Many misconceptions about eating disorders come from stereotypes;
-Who gets them
-What they look like
-What causes them.
Eating disorders are serious mental health conditions which can lead to serious physical compromise, they are not choices or phases, and they affect far more people—and in far more ways—than most people realise.
What people often get wrong about eating disorders
1. “Eating disorders are about food or vanity.”
Not all eating disorders are about food itself, infact they can be rarely about the food its self. They’re linked to biological, psychological, and social factors, and often function as coping mechanisms for distress, trauma, or a need for control. Food behaviours are symptoms, not the root cause!
2. “Only very thin people have eating disorders.”
People of any weight, body type, or appearance can have an eating disorder. Many individuals with bulimia, binge eating disorder, or atypical anorexia appear to be at a “normal” or higher weight. Weight alone cannot diagnose or rule out an eating disorder.
3. “You can tell by looking at someone.”
You cannot reliably identify an eating disorder based on someones appearance.
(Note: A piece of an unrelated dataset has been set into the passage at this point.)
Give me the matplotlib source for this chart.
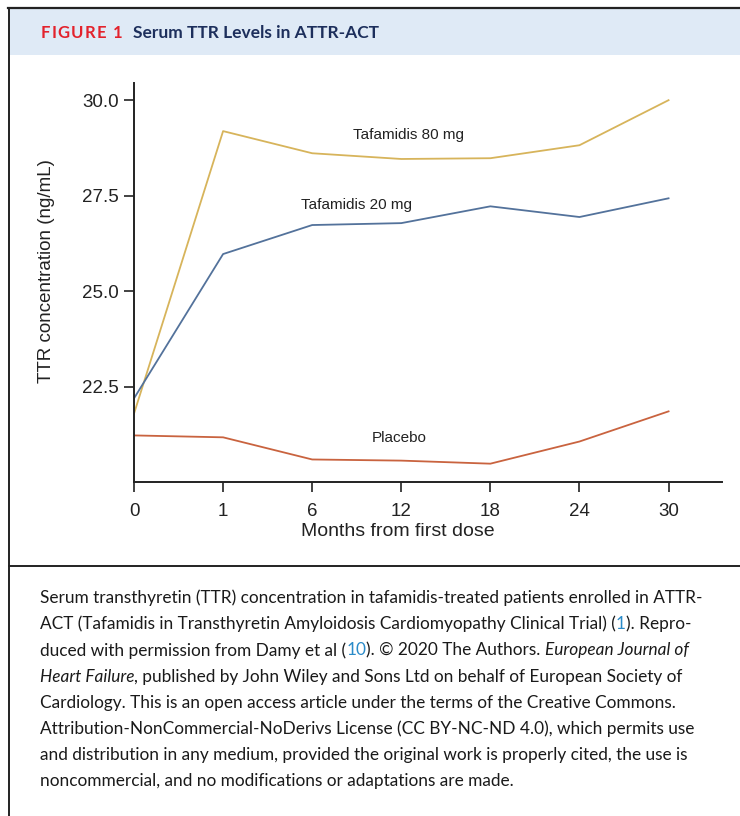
import matplotlib
matplotlib.use("Agg")
import matplotlib.pyplot as plt
from matplotlib.lines import Line2D
from matplotlib.patches import Rectangle

W, H = 740, 816

months = ["0", "1", "6", "12", "18", "24", "30"]
taf80 = [21.79, 29.19, 28.61, 28.46, 28.48, 28.82, 30.0]
taf20 = [22.19, 25.97, 26.73, 26.78, 27.22, 26.94, 27.43]
placebo = [21.22, 21.17, 20.59, 20.56, 20.48, 21.06, 21.85]
yticks = [22.5, 25.0, 27.5, 30.0]

c80 = "#D7B45B"
c20 = "#53729B"
cpl = "#C9633F"
navy = "#1D2F5C"
red = "#E3222C"
link = "#2A8BC9"
ink = "#222222"


def fx(px):
    return px / W


def fy(py):
    return 1 - py / H


fig = plt.figure(figsize=(W / 100, H / 100), dpi=100)
fig.patch.set_facecolor("white")
renderer = fig.canvas.get_renderer()

# ===== frame and header =====
fig.patches.append(Rectangle((fx(9), fy(55)), 1, fy(9) - fy(55), transform=fig.transFigure,
                             facecolor="#DFEAF6", edgecolor="none", zorder=0))
fig.add_artist(Line2D([fx(8), 1], [fy(8), fy(8)], color=ink, lw=1.6))
fig.add_artist(Line2D([fx(9), fx(9)], [fy(8), 0], color=ink, lw=1.4))
fig.add_artist(Line2D([fx(9), 1], [fy(566), fy(566)], color=ink, lw=1.4))

# letter-spaced "FIGURE 1"
xp = 41
for ch in "FIGURE 1":
    t = fig.text(fx(xp), fy(33), ch, color=red, fontsize=12, fontweight="bold",
                 family="Lato", va="center", ha="left")
    xp += t.get_window_extent(renderer=renderer).width + 1.2
fig.text(fx(133), fy(33), "Serum TTR Levels in ATTR-ACT", color=navy, fontsize=12.5,
         fontweight="bold", family="Lato", va="center")

# ===== chart =====
ax = fig.add_axes([fx(134), fy(482), fx(722) - fx(134), fy(83) - fy(482)])
x = range(len(months))
ax.plot(x, taf80, color=c80, lw=1.3)
ax.plot(x, taf20, color=c20, lw=1.3)
ax.plot(x, placebo, color=cpl, lw=1.3)

ax.set_xlim(0, 6.6)
ax.set_ylim(20.0, 30.45)
ax.set_xticks(list(x))
ax.set_xticklabels(months)
ax.set_yticks(yticks)
ax.set_yticklabels([f"{v:.1f}" for v in yticks])
for s in ["top", "right"]:
    ax.spines[s].set_visible(False)
for s in ["left", "bottom"]:
    ax.spines[s].set_color(ink)
    ax.spines[s].set_linewidth(1.4)
ax.tick_params(direction="out", length=7, width=1.2, color=ink,
               labelsize=13.5, labelcolor=ink)
ax.tick_params(axis="x", pad=8)
ax.tick_params(axis="y", pad=4)
for lab in ax.get_xticklabels() + ax.get_yticklabels():
    lab.set_family("Liberation Sans")

ax.text(3.08, 29.1, "Tafamidis 80 mg", fontsize=11, family="Liberation Sans",
        color=ink, ha="center", va="center")
ax.text(2.5, 27.25, "Tafamidis 20 mg", fontsize=11, family="Liberation Sans",
        color=ink, ha="center", va="center")
ax.text(2.98, 21.15, "Placebo", fontsize=11, family="Liberation Sans",
        color=ink, ha="center", va="center")

fig.text(fx(398), fy(531), "Months from first dose", fontsize=14, family="Liberation Sans",
         color=ink, ha="center", va="center")
fig.text(fx(47), fy(271), "TTR concentration (ng/mL)", fontsize=13.5, family="Liberation Sans",
         color=ink, rotation=90, ha="center", va="center")

# ===== caption =====
caption = [
    [("Serum transthyretin (TTR) concentration in tafamidis-treated patients enrolled in ATTR-", "n", None)],
    [("ACT (Tafamidis in Transthyretin Amyloidosis Cardiomyopathy Clinical Trial) (", "n", None),
     ("1", "n", link), ("). Repro-", "n", None)],
    [("duced with permission from Damy et al (", "n", None), ("10", "n", link),
     ("). \u00a9 2020 The Authors. ", "n", None), ("European Journal of", "i", None)],
    [("Heart Failure", "i", None),
     (", published by John Wiley and Sons Ltd on behalf of European Society of", "n", None)],
    [("Cardiology. This is an open access article under the terms of the Creative Commons.", "n", None)],
    [("Attribution-NonCommercial-NoDerivs License (CC BY-NC-ND 4.0), which permits use", "n", None)],
    [("and distribution in any medium, provided the original work is properly cited, the use is", "n", None)],
    [("noncommercial, and no modifications or adaptations are made.", "n", None)],
]

y0 = 598
for i, line in enumerate(caption):
    xp = 40
    for txt, style, col in line:
        t = fig.text(fx(xp), fy(y0 + i * 26.2), txt, fontsize=12.4, family="Lato",
                     style="italic" if style == "i" else "normal",
                     color=col or "#1a1a1a", va="center", ha="left")
        xp += t.get_window_extent(renderer=renderer).width

fig.savefig("out.png", dpi=100)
Many people hide symptoms well, they may look physically healthy while struggling intensely deeply inside.
4. “Eating disorders only affect teenage girls.”
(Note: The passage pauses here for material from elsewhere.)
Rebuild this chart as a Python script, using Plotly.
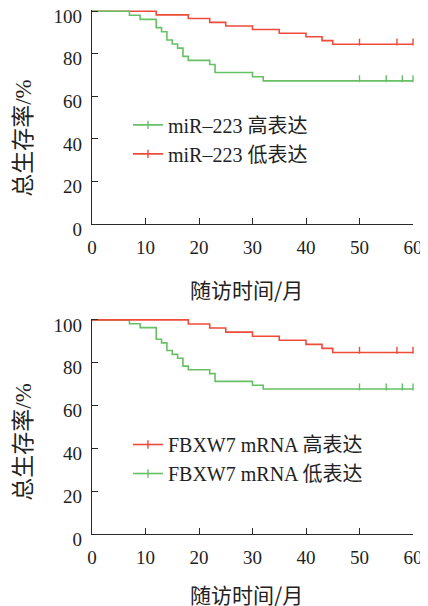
import plotly.graph_objects as go

# ---------------- data ----------------
x_ticks = [0, 10, 20, 30, 40, 50, 60]
y_ticks = [0, 20, 40, 60, 80, 100]

# Panel 1: miR-223
mir_high_t = [0, 7, 9, 12, 13, 14, 15, 16, 17, 18, 22, 23, 30, 32, 60]
mir_high_s = [100, 98.1, 96.2, 92.3, 90.4, 86.5, 84.6, 82.7, 78.8, 76.9, 75.0, 71.2, 69.2, 67.3, 67.3]
mir_high_c = [50, 55, 58, 60]
mir_low_t = [0, 12, 18, 22, 25, 30, 35, 40, 43, 45, 60]
mir_low_s = [100, 98.3, 96.6, 94.8, 93.1, 91.4, 89.7, 88.0, 86.2, 84.5, 84.5]
mir_low_c = [50, 57, 60]

# Panel 2: FBXW7 mRNA
fb_high_t = [0, 18, 22, 25, 30, 35, 40, 43, 45, 60]
fb_high_s = [100, 98.1, 96.2, 94.3, 92.4, 90.5, 88.6, 86.7, 84.8, 84.8]
fb_high_c = [50, 57, 60]
fb_low_t = [0, 7, 9, 12, 13, 14, 15, 16, 17, 18, 22, 23, 30, 32, 60]
fb_low_s = [100, 98.2, 96.4, 91.0, 89.3, 85.7, 83.9, 82.1, 78.4, 76.7, 74.9, 71.3, 69.5, 67.7, 67.7]
fb_low_c = [50, 55, 58, 60]

names_1 = ["miR–223 高表达", "miR–223 低表达"]
names_2 = ["FBXW7 mRNA 高表达", "FBXW7 mRNA 低表达"]
x_title = "随访时间/月"
y_title = "总生存率/%"

RED = "#ee4b3b"
GREEN = "#66c066"
AXIS = "#2a2a2a"
SERIF = "Liberation Serif, Noto Sans CJK SC, serif"
CJK = "Noto Sans CJK SC, sans-serif"
TICK_UP = 1.0  # censor tick lifted slightly above the curve (data units)


def surv_at(t, times, surv):
    v = surv[0]
    for tt, ss in zip(times, surv):
        if tt <= t:
            v = ss
    return v


fig = go.Figure()


def add_curve(times, surv, cens, color, xa, ya):
    fig.add_trace(go.Scatter(x=times, y=surv, mode="lines", line=dict(color=color, width=1.6, shape="hv"),
                             showlegend=False, xaxis=xa, yaxis=ya, hoverinfo="skip"))
    fig.add_trace(go.Scatter(x=cens, y=[surv_at(c, times, surv) + TICK_UP for c in cens], mode="markers",
                             marker=dict(symbol="line-ns", size=5, line=dict(color=color, width=1.4)),
                             showlegend=False, xaxis=xa, yaxis=ya, cliponaxis=False, hoverinfo="skip"))


def add_legend(name, color, legend):
    fig.add_trace(go.Scatter(x=[None], y=[None], mode="lines+markers", name=name,
                             line=dict(color=color, width=1.6),
                             marker=dict(symbol="line-ns", size=6, line=dict(color=color, width=1.4)),
                             legend=legend))


# panel 1 (green drawn above red)
add_curve(mir_low_t, mir_low_s, mir_low_c, RED, "x", "y")
add_curve(mir_high_t, mir_high_s, mir_high_c, GREEN, "x", "y")
add_legend(names_1[0], GREEN, "legend")
add_legend(names_1[1], RED, "legend")

# panel 2 (red drawn above green)
add_curve(fb_low_t, fb_low_s, fb_low_c, GREEN, "x2", "y2")
add_curve(fb_high_t, fb_high_s, fb_high_c, RED, "x2", "y2")
add_legend(names_2[0], RED, "legend2")
add_legend(names_2[1], GREEN, "legend2")

xaxis_style = dict(range=[0, 60], tickvals=x_ticks, ticks="inside", ticklen=6, tickwidth=1.2,
                   tickcolor=AXIS, showline=True, linecolor=AXIS, linewidth=1.3, showgrid=False,
                   zeroline=False, tickfont=dict(family=SERIF, size=19, color="#1e1e1e"),
                   ticklabelstandoff=6, automargin=False, ticklabeloverflow="allow")
yaxis_style = dict(range=[0, 100.6], tickvals=y_ticks, ticks="inside", ticklen=6, tickwidth=1.2,
                   tickcolor=AXIS, showline=True, linecolor=AXIS, linewidth=1.3, showgrid=False,
                   zeroline=False, tickfont=dict(family=SERIF, size=19, color="#1e1e1e"),
                   ticklabelstandoff=5, ticklabelshift=5, automargin=False, ticklabeloverflow="allow")

legend_style = dict(font=dict(family=SERIF, size=20, color="#222"), bgcolor="rgba(0,0,0,0)",
                    borderwidth=0, xanchor="left", yanchor="top", itemclick=False)

# the page body adds an 8px margin, so the figure is 8px smaller in each direction
fig.update_layout(
    width=420, height=598,
    margin=dict(l=84, r=15, t=2, b=72, autoexpand=False),
    paper_bgcolor="white", plot_bgcolor="white",
    xaxis=dict(domain=[0, 1], anchor="y", **xaxis_style),
    yaxis=dict(domain=[0.5916, 1], anchor="x", **yaxis_style),
    xaxis2=dict(domain=[0, 1], anchor="y2", **xaxis_style),
    yaxis2=dict(domain=[0, 0.411], anchor="x2", **yaxis_style),
    legend=dict(x=0.112, y=0.818, **legend_style),
    legend2=dict(x=0.112, y=0.208, **legend_style),
)

ann_font = dict(family=CJK, size=21, color="#222")
ytitle_font = dict(family=SERIF, size=23, color="#222")

fig.add_annotation(text=y_title, xref="paper", yref="paper", x=-0.212, y=0.756, textangle=-90,
                   showarrow=False, xanchor="center", yanchor="middle", font=ytitle_font)
fig.add_annotation(text=y_title, xref="paper", yref="paper", x=-0.212, y=0.176, textangle=-90,
                   showarrow=False, xanchor="center", yanchor="middle", font=ytitle_font)
fig.add_annotation(text=x_title, xref="paper", yref="paper", x=0.48, y=0.4676,
                   showarrow=False, xanchor="center", yanchor="middle", font=ann_font)
fig.add_annotation(text=x_title, xref="paper", yref="paper", x=0.48, y=-0.114,
                   showarrow=False, xanchor="center", yanchor="middle", font=ann_font)

fig.write_html("out.html")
Eating disorders affect all genders, ages, ethnicities, and backgrounds.
5. “Families cause eating disorders.”
Genetics can increase risk, but families do NOT cause eating disorders, they are often crucial to recovery.
6. “It’s just a phase.”
Eating disorders are serious mental illnesses, not habits someone grows out of. Without support, they can become deeply entrenched and dangerous. Seeking timely support is key when someone has an eating disorder.
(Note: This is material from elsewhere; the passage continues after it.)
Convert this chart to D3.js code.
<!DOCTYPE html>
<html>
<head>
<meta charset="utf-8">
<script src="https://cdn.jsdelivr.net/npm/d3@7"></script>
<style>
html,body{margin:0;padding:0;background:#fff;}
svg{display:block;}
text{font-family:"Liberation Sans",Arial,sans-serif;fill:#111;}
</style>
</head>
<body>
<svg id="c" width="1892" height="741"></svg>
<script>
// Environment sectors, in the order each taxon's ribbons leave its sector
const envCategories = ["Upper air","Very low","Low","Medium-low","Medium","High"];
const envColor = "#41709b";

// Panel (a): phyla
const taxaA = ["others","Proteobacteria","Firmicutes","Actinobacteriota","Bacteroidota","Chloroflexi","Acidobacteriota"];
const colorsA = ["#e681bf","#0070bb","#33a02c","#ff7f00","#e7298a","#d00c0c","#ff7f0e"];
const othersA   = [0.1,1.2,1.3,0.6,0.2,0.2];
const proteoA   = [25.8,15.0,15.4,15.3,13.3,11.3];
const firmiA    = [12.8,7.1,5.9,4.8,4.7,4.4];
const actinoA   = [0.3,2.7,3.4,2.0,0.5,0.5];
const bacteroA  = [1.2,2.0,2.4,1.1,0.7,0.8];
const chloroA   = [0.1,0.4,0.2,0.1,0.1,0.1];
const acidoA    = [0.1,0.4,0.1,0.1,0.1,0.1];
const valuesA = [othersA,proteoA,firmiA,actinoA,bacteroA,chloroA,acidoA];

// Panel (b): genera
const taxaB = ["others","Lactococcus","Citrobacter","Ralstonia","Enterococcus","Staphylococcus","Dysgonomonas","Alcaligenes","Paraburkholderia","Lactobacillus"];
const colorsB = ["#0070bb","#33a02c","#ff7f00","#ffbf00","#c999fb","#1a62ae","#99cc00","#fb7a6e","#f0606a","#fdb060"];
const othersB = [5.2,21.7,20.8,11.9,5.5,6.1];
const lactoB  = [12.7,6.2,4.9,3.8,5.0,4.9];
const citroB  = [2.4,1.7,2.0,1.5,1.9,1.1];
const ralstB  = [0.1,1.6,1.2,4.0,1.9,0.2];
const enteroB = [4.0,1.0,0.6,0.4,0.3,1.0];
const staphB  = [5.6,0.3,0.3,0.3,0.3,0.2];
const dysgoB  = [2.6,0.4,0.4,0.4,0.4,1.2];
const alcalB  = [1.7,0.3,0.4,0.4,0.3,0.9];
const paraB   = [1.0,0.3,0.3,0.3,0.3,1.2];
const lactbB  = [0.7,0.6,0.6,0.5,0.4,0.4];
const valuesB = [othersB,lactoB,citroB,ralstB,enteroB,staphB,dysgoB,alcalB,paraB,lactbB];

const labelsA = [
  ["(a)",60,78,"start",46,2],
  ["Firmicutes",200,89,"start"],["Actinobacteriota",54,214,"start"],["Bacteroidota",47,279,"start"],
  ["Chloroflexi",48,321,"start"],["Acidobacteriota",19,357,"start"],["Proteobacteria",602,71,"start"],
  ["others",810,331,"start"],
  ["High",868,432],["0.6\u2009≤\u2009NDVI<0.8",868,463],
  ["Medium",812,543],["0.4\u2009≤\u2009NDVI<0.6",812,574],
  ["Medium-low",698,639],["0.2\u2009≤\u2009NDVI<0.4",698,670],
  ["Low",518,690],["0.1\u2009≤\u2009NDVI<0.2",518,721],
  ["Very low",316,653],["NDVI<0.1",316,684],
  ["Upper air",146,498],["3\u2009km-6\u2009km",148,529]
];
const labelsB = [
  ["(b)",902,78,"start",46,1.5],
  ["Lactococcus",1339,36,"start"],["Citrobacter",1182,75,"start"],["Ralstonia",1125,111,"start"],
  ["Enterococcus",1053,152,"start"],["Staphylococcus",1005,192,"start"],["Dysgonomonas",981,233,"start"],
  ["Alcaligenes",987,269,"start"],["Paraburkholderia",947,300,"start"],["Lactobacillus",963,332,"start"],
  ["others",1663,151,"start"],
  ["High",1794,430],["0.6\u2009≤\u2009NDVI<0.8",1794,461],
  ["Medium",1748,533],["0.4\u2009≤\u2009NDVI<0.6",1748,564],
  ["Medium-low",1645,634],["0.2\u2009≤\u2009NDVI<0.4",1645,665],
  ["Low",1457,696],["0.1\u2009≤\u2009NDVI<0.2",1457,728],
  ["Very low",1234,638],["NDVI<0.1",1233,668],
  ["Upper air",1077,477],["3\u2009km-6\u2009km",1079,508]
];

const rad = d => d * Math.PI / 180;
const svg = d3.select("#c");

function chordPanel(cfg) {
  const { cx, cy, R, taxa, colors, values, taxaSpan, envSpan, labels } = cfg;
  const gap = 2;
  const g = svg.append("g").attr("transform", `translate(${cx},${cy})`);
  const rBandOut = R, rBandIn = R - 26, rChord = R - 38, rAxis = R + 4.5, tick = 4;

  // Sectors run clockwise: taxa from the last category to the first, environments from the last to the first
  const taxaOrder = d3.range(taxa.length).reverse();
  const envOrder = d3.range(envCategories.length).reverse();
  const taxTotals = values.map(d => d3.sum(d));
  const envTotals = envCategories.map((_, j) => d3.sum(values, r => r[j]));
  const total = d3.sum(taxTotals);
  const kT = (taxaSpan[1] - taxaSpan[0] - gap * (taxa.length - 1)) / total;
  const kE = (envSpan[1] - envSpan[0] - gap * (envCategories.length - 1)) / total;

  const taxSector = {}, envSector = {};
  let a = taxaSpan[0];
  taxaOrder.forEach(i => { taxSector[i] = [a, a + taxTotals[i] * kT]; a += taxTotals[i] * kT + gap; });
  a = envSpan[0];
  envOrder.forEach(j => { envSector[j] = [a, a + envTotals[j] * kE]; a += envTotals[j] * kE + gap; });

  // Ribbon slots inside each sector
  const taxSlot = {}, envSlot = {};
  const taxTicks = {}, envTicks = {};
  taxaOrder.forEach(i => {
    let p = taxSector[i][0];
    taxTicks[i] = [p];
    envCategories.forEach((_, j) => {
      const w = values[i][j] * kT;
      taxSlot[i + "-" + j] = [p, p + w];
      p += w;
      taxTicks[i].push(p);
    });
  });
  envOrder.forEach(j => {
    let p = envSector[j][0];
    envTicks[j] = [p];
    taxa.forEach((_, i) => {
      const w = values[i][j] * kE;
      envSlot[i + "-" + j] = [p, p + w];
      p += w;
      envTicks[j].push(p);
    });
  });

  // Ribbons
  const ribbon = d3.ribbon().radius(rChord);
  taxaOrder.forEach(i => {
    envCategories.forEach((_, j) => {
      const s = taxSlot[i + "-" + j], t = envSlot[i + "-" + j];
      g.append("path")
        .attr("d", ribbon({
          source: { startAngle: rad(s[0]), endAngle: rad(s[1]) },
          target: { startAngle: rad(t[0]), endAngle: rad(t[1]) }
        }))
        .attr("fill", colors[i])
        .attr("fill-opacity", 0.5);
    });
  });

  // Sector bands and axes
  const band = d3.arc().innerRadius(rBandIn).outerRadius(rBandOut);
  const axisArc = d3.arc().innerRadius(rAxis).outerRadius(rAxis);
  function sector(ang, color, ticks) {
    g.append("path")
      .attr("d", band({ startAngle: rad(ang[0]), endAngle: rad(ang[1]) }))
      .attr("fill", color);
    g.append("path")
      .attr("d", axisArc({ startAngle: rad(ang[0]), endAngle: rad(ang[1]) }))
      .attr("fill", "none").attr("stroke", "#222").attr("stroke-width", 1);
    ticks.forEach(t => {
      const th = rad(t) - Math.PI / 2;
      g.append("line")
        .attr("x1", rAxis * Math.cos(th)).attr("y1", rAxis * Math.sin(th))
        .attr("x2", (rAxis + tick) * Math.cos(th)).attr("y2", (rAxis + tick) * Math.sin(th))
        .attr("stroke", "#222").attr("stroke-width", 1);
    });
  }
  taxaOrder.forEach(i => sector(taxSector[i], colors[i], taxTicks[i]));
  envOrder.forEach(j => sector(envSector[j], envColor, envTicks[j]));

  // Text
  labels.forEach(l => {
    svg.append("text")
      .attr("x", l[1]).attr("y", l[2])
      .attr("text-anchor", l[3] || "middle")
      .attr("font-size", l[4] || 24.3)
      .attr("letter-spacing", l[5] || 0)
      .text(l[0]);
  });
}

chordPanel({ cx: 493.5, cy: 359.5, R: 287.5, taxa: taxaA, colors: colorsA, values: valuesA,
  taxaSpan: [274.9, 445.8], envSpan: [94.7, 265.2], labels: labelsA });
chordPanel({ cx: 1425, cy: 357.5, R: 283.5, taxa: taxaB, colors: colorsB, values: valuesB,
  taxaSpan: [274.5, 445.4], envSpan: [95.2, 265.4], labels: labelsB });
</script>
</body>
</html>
7. “Reaching a healthy weight means the disorder is gone.”Weight restoration can be part of recovery for some disorders, but emotional, cognitive, and behavioural healing takes much longer. Recovery involves rebuilding or newly establishing a more positive relationship with food, body, and self.
8. “People choose to have an eating disorder.”
No one chooses this to have an eating disorder! Eating disorders are complex illnesses shaped by genetics, personality traits, trauma, and social pressures. They are not lifestyle choices or attention-seeking behaviours.
9. “The media causes eating disorders.”
Media pressures can worsen body dissatisfaction, but they do not directly cause eating disorders. Most people exposed to the same images never develop one. The causes are far more complex.
10. “Recovery is rare.”
Recovery is absolutely possible. It can take time and support, and setbacks don’t mean failure. Many people go on to live full, healthy lives but accessing the right support is key and not everyone support may look the same!
Misconceptions or lack of understanding can delay diagnosis, increase shame, and stop people from seeking help. They also contribute to stigma—especially for men, people in larger bodies, and those whose symptoms don’t match the stereotypical image of anorexia.